GOAL OF THE EXERCISE:
Exactly repeat the full listing that follows.

· · · ·

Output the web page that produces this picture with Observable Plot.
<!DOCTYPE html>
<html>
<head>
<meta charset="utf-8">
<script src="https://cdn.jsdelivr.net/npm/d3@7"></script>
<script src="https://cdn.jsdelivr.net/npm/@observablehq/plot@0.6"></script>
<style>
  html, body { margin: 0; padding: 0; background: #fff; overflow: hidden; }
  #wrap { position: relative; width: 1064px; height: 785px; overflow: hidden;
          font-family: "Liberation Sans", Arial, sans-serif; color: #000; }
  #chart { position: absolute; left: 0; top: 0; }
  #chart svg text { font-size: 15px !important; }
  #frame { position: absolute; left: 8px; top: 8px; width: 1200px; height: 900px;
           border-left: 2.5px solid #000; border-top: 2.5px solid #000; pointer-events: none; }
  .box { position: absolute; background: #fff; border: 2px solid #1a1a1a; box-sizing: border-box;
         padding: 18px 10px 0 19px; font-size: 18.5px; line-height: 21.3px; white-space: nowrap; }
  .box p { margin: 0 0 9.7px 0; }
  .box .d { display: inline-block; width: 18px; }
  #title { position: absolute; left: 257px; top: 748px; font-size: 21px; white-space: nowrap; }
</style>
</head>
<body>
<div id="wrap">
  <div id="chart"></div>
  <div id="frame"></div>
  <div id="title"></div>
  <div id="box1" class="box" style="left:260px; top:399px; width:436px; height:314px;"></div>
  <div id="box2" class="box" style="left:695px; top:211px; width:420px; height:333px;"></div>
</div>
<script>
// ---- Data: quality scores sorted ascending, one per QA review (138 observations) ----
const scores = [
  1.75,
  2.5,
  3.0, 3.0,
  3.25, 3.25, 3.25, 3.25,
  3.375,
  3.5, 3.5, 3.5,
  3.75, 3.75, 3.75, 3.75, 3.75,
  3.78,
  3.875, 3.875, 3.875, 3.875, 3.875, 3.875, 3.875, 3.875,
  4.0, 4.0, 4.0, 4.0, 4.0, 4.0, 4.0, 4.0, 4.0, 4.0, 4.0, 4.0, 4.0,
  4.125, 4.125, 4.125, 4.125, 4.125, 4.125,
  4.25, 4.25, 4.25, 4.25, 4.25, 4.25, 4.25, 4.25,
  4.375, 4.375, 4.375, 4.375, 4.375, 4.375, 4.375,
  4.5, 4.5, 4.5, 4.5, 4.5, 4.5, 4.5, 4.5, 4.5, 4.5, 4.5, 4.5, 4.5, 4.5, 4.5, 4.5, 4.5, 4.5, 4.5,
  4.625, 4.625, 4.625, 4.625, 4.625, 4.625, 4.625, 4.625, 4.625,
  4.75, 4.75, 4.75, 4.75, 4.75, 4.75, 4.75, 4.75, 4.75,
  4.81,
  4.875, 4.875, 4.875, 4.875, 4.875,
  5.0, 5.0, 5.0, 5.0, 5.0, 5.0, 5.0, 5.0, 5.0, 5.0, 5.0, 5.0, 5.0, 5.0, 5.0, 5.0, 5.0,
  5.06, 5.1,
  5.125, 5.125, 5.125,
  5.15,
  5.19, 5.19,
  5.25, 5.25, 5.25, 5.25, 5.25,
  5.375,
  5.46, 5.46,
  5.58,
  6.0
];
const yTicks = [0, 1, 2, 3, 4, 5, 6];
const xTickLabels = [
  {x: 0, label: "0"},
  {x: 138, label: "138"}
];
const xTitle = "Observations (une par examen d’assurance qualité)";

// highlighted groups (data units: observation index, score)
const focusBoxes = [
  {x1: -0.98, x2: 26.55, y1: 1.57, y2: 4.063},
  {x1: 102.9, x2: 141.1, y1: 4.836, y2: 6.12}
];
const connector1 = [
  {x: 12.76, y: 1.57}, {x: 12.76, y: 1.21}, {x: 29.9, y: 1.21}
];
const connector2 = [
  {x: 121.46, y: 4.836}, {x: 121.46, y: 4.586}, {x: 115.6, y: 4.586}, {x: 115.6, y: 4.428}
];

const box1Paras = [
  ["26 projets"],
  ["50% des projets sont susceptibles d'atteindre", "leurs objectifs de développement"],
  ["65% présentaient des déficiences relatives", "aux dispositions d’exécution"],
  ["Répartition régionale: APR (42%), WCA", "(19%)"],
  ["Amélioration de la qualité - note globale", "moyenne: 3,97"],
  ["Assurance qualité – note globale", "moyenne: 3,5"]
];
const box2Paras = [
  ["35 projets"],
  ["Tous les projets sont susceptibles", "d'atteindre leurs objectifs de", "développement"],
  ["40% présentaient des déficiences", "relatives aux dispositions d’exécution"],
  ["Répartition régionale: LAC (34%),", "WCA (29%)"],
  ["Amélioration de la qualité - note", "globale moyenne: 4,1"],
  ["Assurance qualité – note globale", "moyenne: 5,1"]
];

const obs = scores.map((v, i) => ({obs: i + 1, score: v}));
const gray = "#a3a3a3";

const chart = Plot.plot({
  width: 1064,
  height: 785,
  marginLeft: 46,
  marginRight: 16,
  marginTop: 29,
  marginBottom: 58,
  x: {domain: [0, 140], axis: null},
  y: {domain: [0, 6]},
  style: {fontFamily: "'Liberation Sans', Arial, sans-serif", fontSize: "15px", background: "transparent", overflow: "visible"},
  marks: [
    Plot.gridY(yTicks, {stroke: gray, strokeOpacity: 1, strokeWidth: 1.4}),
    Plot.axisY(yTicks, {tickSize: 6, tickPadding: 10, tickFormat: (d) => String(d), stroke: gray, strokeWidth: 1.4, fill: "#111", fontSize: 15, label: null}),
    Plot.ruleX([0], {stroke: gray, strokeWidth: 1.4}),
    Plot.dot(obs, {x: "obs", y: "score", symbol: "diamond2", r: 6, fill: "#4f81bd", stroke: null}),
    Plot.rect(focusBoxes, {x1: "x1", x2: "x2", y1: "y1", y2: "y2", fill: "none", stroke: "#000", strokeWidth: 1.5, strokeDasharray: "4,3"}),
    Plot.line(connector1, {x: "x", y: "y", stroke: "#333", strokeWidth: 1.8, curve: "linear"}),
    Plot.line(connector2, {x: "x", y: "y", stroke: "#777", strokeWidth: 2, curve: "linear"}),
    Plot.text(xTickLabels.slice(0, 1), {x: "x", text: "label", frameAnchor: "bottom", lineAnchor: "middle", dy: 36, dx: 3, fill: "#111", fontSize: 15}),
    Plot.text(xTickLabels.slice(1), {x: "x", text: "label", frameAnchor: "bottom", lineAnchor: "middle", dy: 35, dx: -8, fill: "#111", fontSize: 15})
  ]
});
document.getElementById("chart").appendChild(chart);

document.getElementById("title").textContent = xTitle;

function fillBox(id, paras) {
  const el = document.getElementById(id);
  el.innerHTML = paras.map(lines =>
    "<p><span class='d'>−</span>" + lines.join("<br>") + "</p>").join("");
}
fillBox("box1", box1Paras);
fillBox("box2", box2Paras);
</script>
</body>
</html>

· · · ·

SOLUTION:
Output the web page that produces this picture with Observable Plot.
<!DOCTYPE html>
<html>
<head>
<meta charset="utf-8">
<script src="https://cdn.jsdelivr.net/npm/d3@7"></script>
<script src="https://cdn.jsdelivr.net/npm/@observablehq/plot@0.6"></script>
<style>
  html, body { margin: 0; padding: 0; background: #fff; overflow: hidden; }
  #wrap { position: relative; width: 1064px; height: 785px; overflow: hidden;
          font-family: "Liberation Sans", Arial, sans-serif; color: #000; }
  #chart { position: absolute; left: 0; top: 0; }
  #chart svg text { font-size: 15px !important; }
  #frame { position: absolute; left: 8px; top: 8px; width: 1200px; height: 900px;
           border-left: 2.5px solid #000; border-top: 2.5px solid #000; pointer-events: none; }
  .box { position: absolute; background: #fff; border: 2px solid #1a1a1a; box-sizing: border-box;
         padding: 18px 10px 0 19px; font-size: 18.5px; line-height: 21.3px; white-space: nowrap; }
  .box p { margin: 0 0 9.7px 0; }
  .box .d { display: inline-block; width: 18px; }
  #title { position: absolute; left: 257px; top: 748px; font-size: 21px; white-space: nowrap; }
</style>
</head>
<body>
<div id="wrap">
  <div id="chart"></div>
  <div id="frame"></div>
  <div id="title"></div>
  <div id="box1" class="box" style="left:260px; top:399px; width:436px; height:314px;"></div>
  <div id="box2" class="box" style="left:695px; top:211px; width:420px; height:333px;"></div>
</div>
<script>
// ---- Data: quality scores sorted ascending, one per QA review (138 observations) ----
const scores = [
  1.75,
  2.5,
  3.0, 3.0,
  3.25, 3.25, 3.25, 3.25,
  3.375,
  3.5, 3.5, 3.5,
  3.75, 3.75, 3.75, 3.75, 3.75,
  3.78,
  3.875, 3.875, 3.875, 3.875, 3.875, 3.875, 3.875, 3.875,
  4.0, 4.0, 4.0, 4.0, 4.0, 4.0, 4.0, 4.0, 4.0, 4.0, 4.0, 4.0, 4.0,
  4.125, 4.125, 4.125, 4.125, 4.125, 4.125,
  4.25, 4.25, 4.25, 4.25, 4.25, 4.25, 4.25, 4.25,
  4.375, 4.375, 4.375, 4.375, 4.375, 4.375, 4.375,
  4.5, 4.5, 4.5, 4.5, 4.5, 4.5, 4.5, 4.5, 4.5, 4.5, 4.5, 4.5, 4.5, 4.5, 4.5, 4.5, 4.5, 4.5, 4.5,
  4.625, 4.625, 4.625, 4.625, 4.625, 4.625, 4.625, 4.625, 4.625,
  4.75, 4.75, 4.75, 4.75, 4.75, 4.75, 4.75, 4.75, 4.75,
  4.81,
  4.875, 4.875, 4.875, 4.875, 4.875,
  5.0, 5.0, 5.0, 5.0, 5.0, 5.0, 5.0, 5.0, 5.0, 5.0, 5.0, 5.0, 5.0, 5.0, 5.0, 5.0, 5.0,
  5.06, 5.1,
  5.125, 5.125, 5.125,
  5.15,
  5.19, 5.19,
  5.25, 5.25, 5.25, 5.25, 5.25,
  5.375,
  5.46, 5.46,
  5.58,
  6.0
];
const yTicks = [0, 1, 2, 3, 4, 5, 6];
const xTickLabels = [
  {x: 0, label: "0"},
  {x: 138, label: "138"}
];
const xTitle = "Observations (une par examen d’assurance qualité)";

// highlighted groups (data units: observation index, score)
const focusBoxes = [
  {x1: -0.98, x2: 26.55, y1: 1.57, y2: 4.063},
  {x1: 102.9, x2: 141.1, y1: 4.836, y2: 6.12}
];
const connector1 = [
  {x: 12.76, y: 1.57}, {x: 12.76, y: 1.21}, {x: 29.9, y: 1.21}
];
const connector2 = [
  {x: 121.46, y: 4.836}, {x: 121.46, y: 4.586}, {x: 115.6, y: 4.586}, {x: 115.6, y: 4.428}
];

const box1Paras = [
  ["26 projets"],
  ["50% des projets sont susceptibles d'atteindre", "leurs objectifs de développement"],
  ["65% présentaient des déficiences relatives", "aux dispositions d’exécution"],
  ["Répartition régionale: APR (42%), WCA", "(19%)"],
  ["Amélioration de la qualité - note globale", "moyenne: 3,97"],
  ["Assurance qualité – note globale", "moyenne: 3,5"]
];
const box2Paras = [
  ["35 projets"],
  ["Tous les projets sont susceptibles", "d'atteindre leurs objectifs de", "développement"],
  ["40% présentaient des déficiences", "relatives aux dispositions d’exécution"],
  ["Répartition régionale: LAC (34%),", "WCA (29%)"],
  ["Amélioration de la qualité - note", "globale moyenne: 4,1"],
  ["Assurance qualité – note globale", "moyenne: 5,1"]
];

const obs = scores.map((v, i) => ({obs: i + 1, score: v}));
const gray = "#a3a3a3";

const chart = Plot.plot({
  width: 1064,
  height: 785,
  marginLeft: 46,
  marginRight: 16,
  marginTop: 29,
  marginBottom: 58,
  x: {domain: [0, 140], axis: null},
  y: {domain: [0, 6]},
  style: {fontFamily: "'Liberation Sans', Arial, sans-serif", fontSize: "15px", background: "transparent", overflow: "visible"},
  marks: [
    Plot.gridY(yTicks, {stroke: gray, strokeOpacity: 1, strokeWidth: 1.4}),
    Plot.axisY(yTicks, {tickSize: 6, tickPadding: 10, tickFormat: (d) => String(d), stroke: gray, strokeWidth: 1.4, fill: "#111", fontSize: 15, label: null}),
    Plot.ruleX([0], {stroke: gray, strokeWidth: 1.4}),
    Plot.dot(obs, {x: "obs", y: "score", symbol: "diamond2", r: 6, fill: "#4f81bd", stroke: null}),
    Plot.rect(focusBoxes, {x1: "x1", x2: "x2", y1: "y1", y2: "y2", fill: "none", stroke: "#000", strokeWidth: 1.5, strokeDasharray: "4,3"}),
    Plot.line(connector1, {x: "x", y: "y", stroke: "#333", strokeWidth: 1.8, curve: "linear"}),
    Plot.line(connector2, {x: "x", y: "y", stroke: "#777", strokeWidth: 2, curve: "linear"}),
    Plot.text(xTickLabels.slice(0, 1), {x: "x", text: "label", frameAnchor: "bottom", lineAnchor: "middle", dy: 36, dx: 3, fill: "#111", fontSize: 15}),
    Plot.text(xTickLabels.slice(1), {x: "x", text: "label", frameAnchor: "bottom", lineAnchor: "middle", dy: 35, dx: -8, fill: "#111", fontSize: 15})
  ]
});
document.getElementById("chart").appendChild(chart);

document.getElementById("title").textContent = xTitle;

function fillBox(id, paras) {
  const el = document.getElementById(id);
  el.innerHTML = paras.map(lines =>
    "<p><span class='d'>−</span>" + lines.join("<br>") + "</p>").join("");
}
fillBox("box1", box1Paras);
fillBox("box2", box2Paras);
</script>
</body>
</html>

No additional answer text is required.